• _The problem_:
Reproduce every line of the listing as written, apart from the pictures.

• _Information given_:

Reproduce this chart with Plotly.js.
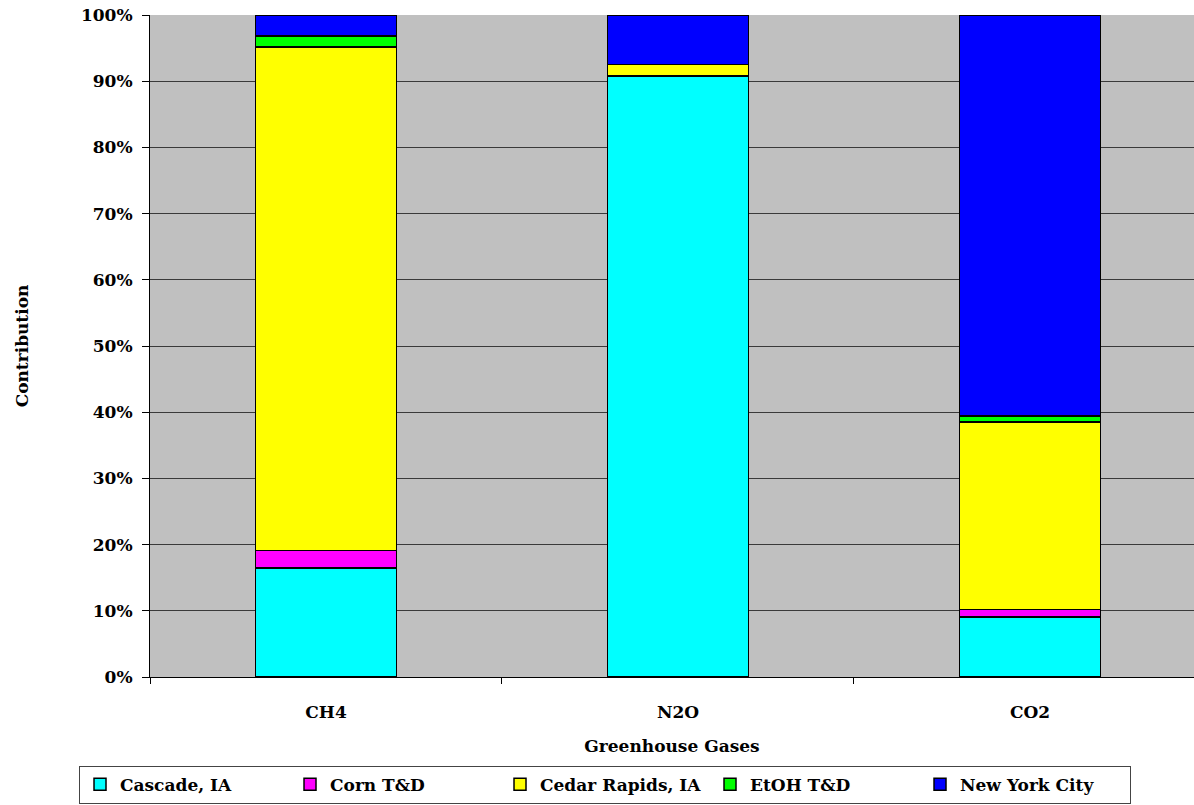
<!DOCTYPE html>
<html>
<head>
<meta charset="utf-8">
<script src="https://cdn.plot.ly/plotly-3.0.1.min.js"></script>
<style>
html,body{margin:0;padding:0;background:#fff;}
#chart{width:1194px;height:805px;}
</style>
</head>
<body>
<div id="chart"></div>
<script>
const categories = ["CH4", "N2O", "CO2"];
const seriesNames = ["Cascade, IA", "Corn T&D", "Cedar Rapids, IA", "EtOH T&D", "New York City"];
const cascade = [16.5, 90.7, 9.1];
const cornTD = [2.6, 0.1, 1.1];
const cedarRapids = [76.1, 1.7, 28.3];
const etohTD = [1.6, 0.05, 0.9];
const newYorkCity = [3.2, 7.45, 60.6];
const colors = ["#00FFFF", "#FF00FF", "#FFFF00", "#00FF00", "#0000FF"];
const yTickVals = [0,10,20,30,40,50,60,70,80,90,100];

const seriesValues = [cascade, cornTD, cedarRapids, etohTD, newYorkCity];
const FF = "DejaVu Serif, serif";
const FS = 17;

const traces = seriesValues.map((vals, i) => ({
  type: "bar",
  name: seriesNames[i],
  x: categories,
  y: vals,
  width: 0.4,
  marker: {color: colors[i], line: {color: "#000", width: 1.5}},
  hoverinfo: "name+y"
}));

const layout = {
  width: 1194,
  height: 805,
  barmode: "stack",
  paper_bgcolor: "#fff",
  plot_bgcolor: "#C0C0C0",
  font: {family: FF, size: FS, color: "#000"},
  margin: {l: 150, r: 0, t: 15, b: 128},
  showlegend: true,
  xaxis: {
    type: "category",
    range: [-0.5, 2.466],
    tickson: "boundaries",
    ticks: "outside",
    ticklen: 6,
    tickcolor: "#000",
    showgrid: false,
    showline: true,
    linecolor: "#000",
    linewidth: 1,
    automargin: false,
    ticklabelstandoff: 20,
    tickfont: {family: FF, size: FS, weight: "bold"},
    title: {text: "<b>Greenhouse Gases</b>", font: {family: FF, size: FS}, standoff: 18}
  },
  yaxis: {
    range: [0, 100],
    tickvals: yTickVals,
    ticktext: yTickVals.map(v => "<b>" + v + "%</b>"),
    ticks: "outside",
    ticklen: 7,
    tickcolor: "#000",
    showgrid: true,
    gridcolor: "#3a3a3a",
    gridwidth: 1,
    showline: true,
    linecolor: "#000",
    linewidth: 1,
    zeroline: false,
    automargin: false,
    ticklabelstandoff: 6,
    tickfont: {family: FF, size: FS},
    title: {text: "<b>Contribution</b>", font: {family: FF, size: FS}, standoff: 48}
  },
  legend: {
    orientation: "h",
    x: -0.068,
    xanchor: "left",
    y: -0.1915,
    yanchor: "bottom",
    bgcolor: "#fff",
    bordercolor: "#444",
    borderwidth: 1,
    traceorder: "normal",
    itemwidth: 30,
    entrywidth: 165,
    entrywidthmode: "pixels",
    font: {family: FF, size: FS, weight: "bold"}
  }
};

Plotly.newPlot("chart", traces, layout, {displayModeBar: false, staticPlot: true});
</script>
</body>
</html>
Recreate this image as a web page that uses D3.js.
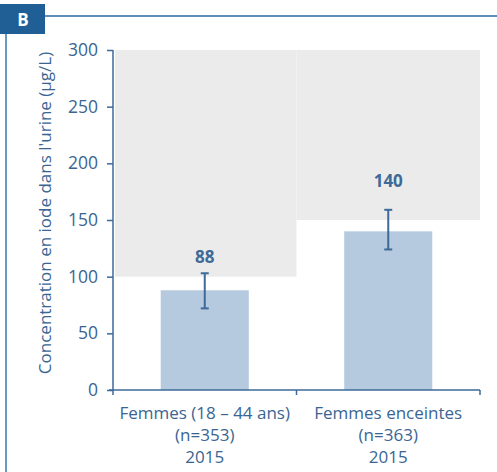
<!DOCTYPE html>
<html><head><meta charset="utf-8">
<script src="https://cdn.jsdelivr.net/npm/d3@7"></script>
<style>body{margin:0;background:#fff}svg{display:block}</style>
</head><body>
<svg id="c" width="497" height="472"></svg>
<script>
const categories = [["Femmes (18 – 44 ans)", "(n=353)", "2015"], ["Femmes enceintes", "(n=363)", "2015"]];
const values = [88, 140];
const errLow = [72, 124];
const errHigh = [103, 159];
const refLower = [100, 150];
const refUpper = 300;
const yTicks = [0, 50, 100, 150, 200, 250, 300];
const yTitle = "Concentration en iode dans l'urine (µg/L)";
const badge = "B";
const labelPad = [10, 23];

const svg = d3.select("#c");
const font = "'Open Sans', sans-serif";
const txt = "#3a6593";
const axisCol = "#3d6a98";

// frame
svg.append("rect").attr("x",0).attr("y",4).attr("width",45).attr("height",30).attr("fill","#1f5f95");
svg.append("text").attr("x",23).attr("y",26).attr("text-anchor","middle").attr("fill","#fff")
  .attr("font-family",font).attr("font-weight","bold").attr("font-size",17).text(badge);
svg.append("line").attr("x1",45).attr("x2",497).attr("y1",16).attr("y2",16).attr("stroke","#2a6aa0").attr("stroke-width",1.5);
svg.append("line").attr("x1",6).attr("x2",6).attr("y1",34).attr("y2",472).attr("stroke","#6a9ac4").attr("stroke-width",2);

const x = d3.scaleBand().domain(d3.range(categories.length)).range([113,480]).paddingInner(0).paddingOuter(0);
const y = d3.scaleLinear().domain([0,300]).range([390,50]);

// reference ranges
svg.selectAll("rect.ref").data(refLower).join("rect").attr("class","ref")
  .attr("x",(d,i)=>x(i)+ (i===0?2:0)).attr("width",(d,i)=>x.bandwidth()-(i===0?2:0))
  .attr("y",y(refUpper)).attr("height",d=>y(d)-y(refUpper)).attr("fill","#ebebeb");

// bars
const bw = x.bandwidth()*0.48;
svg.selectAll("rect.bar").data(values).join("rect").attr("class","bar")
  .attr("x",(d,i)=>x(i)+x.bandwidth()/2-bw/2).attr("width",bw)
  .attr("y",d=>y(d)).attr("height",d=>y(0)-y(d)).attr("fill","#b6cadf");

// error bars
const eg = svg.append("g").attr("stroke","#3d6a98").attr("stroke-width",2);
values.forEach((v,i)=>{
  const cx = x(i)+x.bandwidth()/2;
  eg.append("line").attr("x1",cx).attr("x2",cx).attr("y1",y(errLow[i])).attr("y2",y(errHigh[i]));
  eg.append("line").attr("x1",cx-4).attr("x2",cx+4).attr("y1",y(errLow[i])).attr("y2",y(errLow[i]));
  eg.append("line").attr("x1",cx-4).attr("x2",cx+4).attr("y1",y(errHigh[i])).attr("y2",y(errHigh[i]));
  svg.append("text").attr("x",cx).attr("y",y(errHigh[i])-labelPad[i]).attr("text-anchor","middle")
    .attr("fill","#3d6a98").attr("font-family",font).attr("font-weight","bold").attr("font-size",17).text(v);
});

// y axis
const ya = svg.append("g").attr("transform","translate(113,0)")
  .call(d3.axisLeft(y).tickValues(yTicks).tickSize(6).tickPadding(9));
ya.select(".domain").attr("d","M0,"+y(300)+"V"+y(0)).attr("stroke",axisCol).attr("stroke-width",1.5);
ya.selectAll(".tick line").attr("stroke",axisCol).attr("stroke-width",1.5);
ya.selectAll(".tick text").attr("fill",txt).attr("font-family",font).attr("font-size",17.5);

// x axis
const xa = svg.append("g").attr("transform","translate(0,390)");
xa.append("line").attr("x1",109).attr("x2",480).attr("y1",0).attr("y2",0).attr("stroke",axisCol).attr("stroke-width",1.5);
[113, x(1), 480].forEach(t=>{
  xa.append("line").attr("x1",t).attr("x2",t).attr("y1",0).attr("y2",5).attr("stroke",axisCol).attr("stroke-width",1.5);
});
categories.forEach((lines,i)=>{
  lines.forEach((l,j)=>xa.append("text").attr("x",x(i)+x.bandwidth()/2).attr("y",29+j*22).attr("text-anchor","middle")
    .attr("fill",txt).attr("font-family",font).attr("font-size",17).text(l));
});

// y title
svg.append("text").attr("transform","translate(51,213) rotate(-90)")
  .attr("text-anchor","middle").attr("fill",txt).attr("font-family",font).attr("font-size",17).text(yTitle);
</script>
</body></html>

• _Answer for this exercise_:
Reproduce this chart with Plotly.js.
<!DOCTYPE html>
<html>
<head>
<meta charset="utf-8">
<script src="https://cdn.plot.ly/plotly-3.0.1.min.js"></script>
<style>
html,body{margin:0;padding:0;background:#fff;}
#chart{width:1194px;height:805px;}
</style>
</head>
<body>
<div id="chart"></div>
<script>
const categories = ["CH4", "N2O", "CO2"];
const seriesNames = ["Cascade, IA", "Corn T&D", "Cedar Rapids, IA", "EtOH T&D", "New York City"];
const cascade = [16.5, 90.7, 9.1];
const cornTD = [2.6, 0.1, 1.1];
const cedarRapids = [76.1, 1.7, 28.3];
const etohTD = [1.6, 0.05, 0.9];
const newYorkCity = [3.2, 7.45, 60.6];
const colors = ["#00FFFF", "#FF00FF", "#FFFF00", "#00FF00", "#0000FF"];
const yTickVals = [0,10,20,30,40,50,60,70,80,90,100];

const seriesValues = [cascade, cornTD, cedarRapids, etohTD, newYorkCity];
const FF = "DejaVu Serif, serif";
const FS = 17;

const traces = seriesValues.map((vals, i) => ({
  type: "bar",
  name: seriesNames[i],
  x: categories,
  y: vals,
  width: 0.4,
  marker: {color: colors[i], line: {color: "#000", width: 1.5}},
  hoverinfo: "name+y"
}));

const layout = {
  width: 1194,
  height: 805,
  barmode: "stack",
  paper_bgcolor: "#fff",
  plot_bgcolor: "#C0C0C0",
  font: {family: FF, size: FS, color: "#000"},
  margin: {l: 150, r: 0, t: 15, b: 128},
  showlegend: true,
  xaxis: {
    type: "category",
    range: [-0.5, 2.466],
    tickson: "boundaries",
    ticks: "outside",
    ticklen: 6,
    tickcolor: "#000",
    showgrid: false,
    showline: true,
    linecolor: "#000",
    linewidth: 1,
    automargin: false,
    ticklabelstandoff: 20,
    tickfont: {family: FF, size: FS, weight: "bold"},
    title: {text: "<b>Greenhouse Gases</b>", font: {family: FF, size: FS}, standoff: 18}
  },
  yaxis: {
    range: [0, 100],
    tickvals: yTickVals,
    ticktext: yTickVals.map(v => "<b>" + v + "%</b>"),
    ticks: "outside",
    ticklen: 7,
    tickcolor: "#000",
    showgrid: true,
    gridcolor: "#3a3a3a",
    gridwidth: 1,
    showline: true,
    linecolor: "#000",
    linewidth: 1,
    zeroline: false,
    automargin: false,
    ticklabelstandoff: 6,
    tickfont: {family: FF, size: FS},
    title: {text: "<b>Contribution</b>", font: {family: FF, size: FS}, standoff: 48}
  },
  legend: {
    orientation: "h",
    x: -0.068,
    xanchor: "left",
    y: -0.1915,
    yanchor: "bottom",
    bgcolor: "#fff",
    bordercolor: "#444",
    borderwidth: 1,
    traceorder: "normal",
    itemwidth: 30,
    entrywidth: 165,
    entrywidthmode: "pixels",
    font: {family: FF, size: FS, weight: "bold"}
  }
};

Plotly.newPlot("chart", traces, layout, {displayModeBar: false, staticPlot: true});
</script>
</body>
</html>
Recreate this image as a web page that uses D3.js.
<!DOCTYPE html>
<html><head><meta charset="utf-8">
<script src="https://cdn.jsdelivr.net/npm/d3@7"></script>
<style>body{margin:0;background:#fff}svg{display:block}</style>
</head><body>
<svg id="c" width="497" height="472"></svg>
<script>
const categories = [["Femmes (18 – 44 ans)", "(n=353)", "2015"], ["Femmes enceintes", "(n=363)", "2015"]];
const values = [88, 140];
const errLow = [72, 124];
const errHigh = [103, 159];
const refLower = [100, 150];
const refUpper = 300;
const yTicks = [0, 50, 100, 150, 200, 250, 300];
const yTitle = "Concentration en iode dans l'urine (µg/L)";
const badge = "B";
const labelPad = [10, 23];

const svg = d3.select("#c");
const font = "'Open Sans', sans-serif";
const txt = "#3a6593";
const axisCol = "#3d6a98";

// frame
svg.append("rect").attr("x",0).attr("y",4).attr("width",45).attr("height",30).attr("fill","#1f5f95");
svg.append("text").attr("x",23).attr("y",26).attr("text-anchor","middle").attr("fill","#fff")
  .attr("font-family",font).attr("font-weight","bold").attr("font-size",17).text(badge);
svg.append("line").attr("x1",45).attr("x2",497).attr("y1",16).attr("y2",16).attr("stroke","#2a6aa0").attr("stroke-width",1.5);
svg.append("line").attr("x1",6).attr("x2",6).attr("y1",34).attr("y2",472).attr("stroke","#6a9ac4").attr("stroke-width",2);

const x = d3.scaleBand().domain(d3.range(categories.length)).range([113,480]).paddingInner(0).paddingOuter(0);
const y = d3.scaleLinear().domain([0,300]).range([390,50]);

// reference ranges
svg.selectAll("rect.ref").data(refLower).join("rect").attr("class","ref")
  .attr("x",(d,i)=>x(i)+ (i===0?2:0)).attr("width",(d,i)=>x.bandwidth()-(i===0?2:0))
  .attr("y",y(refUpper)).attr("height",d=>y(d)-y(refUpper)).attr("fill","#ebebeb");

// bars
const bw = x.bandwidth()*0.48;
svg.selectAll("rect.bar").data(values).join("rect").attr("class","bar")
  .attr("x",(d,i)=>x(i)+x.bandwidth()/2-bw/2).attr("width",bw)
  .attr("y",d=>y(d)).attr("height",d=>y(0)-y(d)).attr("fill","#b6cadf");

// error bars
const eg = svg.append("g").attr("stroke","#3d6a98").attr("stroke-width",2);
values.forEach((v,i)=>{
  const cx = x(i)+x.bandwidth()/2;
  eg.append("line").attr("x1",cx).attr("x2",cx).attr("y1",y(errLow[i])).attr("y2",y(errHigh[i]));
  eg.append("line").attr("x1",cx-4).attr("x2",cx+4).attr("y1",y(errLow[i])).attr("y2",y(errLow[i]));
  eg.append("line").attr("x1",cx-4).attr("x2",cx+4).attr("y1",y(errHigh[i])).attr("y2",y(errHigh[i]));
  svg.append("text").attr("x",cx).attr("y",y(errHigh[i])-labelPad[i]).attr("text-anchor","middle")
    .attr("fill","#3d6a98").attr("font-family",font).attr("font-weight","bold").attr("font-size",17).text(v);
});

// y axis
const ya = svg.append("g").attr("transform","translate(113,0)")
  .call(d3.axisLeft(y).tickValues(yTicks).tickSize(6).tickPadding(9));
ya.select(".domain").attr("d","M0,"+y(300)+"V"+y(0)).attr("stroke",axisCol).attr("stroke-width",1.5);
ya.selectAll(".tick line").attr("stroke",axisCol).attr("stroke-width",1.5);
ya.selectAll(".tick text").attr("fill",txt).attr("font-family",font).attr("font-size",17.5);

// x axis
const xa = svg.append("g").attr("transform","translate(0,390)");
xa.append("line").attr("x1",109).attr("x2",480).attr("y1",0).attr("y2",0).attr("stroke",axisCol).attr("stroke-width",1.5);
[113, x(1), 480].forEach(t=>{
  xa.append("line").attr("x1",t).attr("x2",t).attr("y1",0).attr("y2",5).attr("stroke",axisCol).attr("stroke-width",1.5);
});
categories.forEach((lines,i)=>{
  lines.forEach((l,j)=>xa.append("text").attr("x",x(i)+x.bandwidth()/2).attr("y",29+j*22).attr("text-anchor","middle")
    .attr("fill",txt).attr("font-family",font).attr("font-size",17).text(l));
});

// y title
svg.append("text").attr("transform","translate(51,213) rotate(-90)")
  .attr("text-anchor","middle").attr("fill",txt).attr("font-family",font).attr("font-size",17).text(yTitle);
</script>
</body></html>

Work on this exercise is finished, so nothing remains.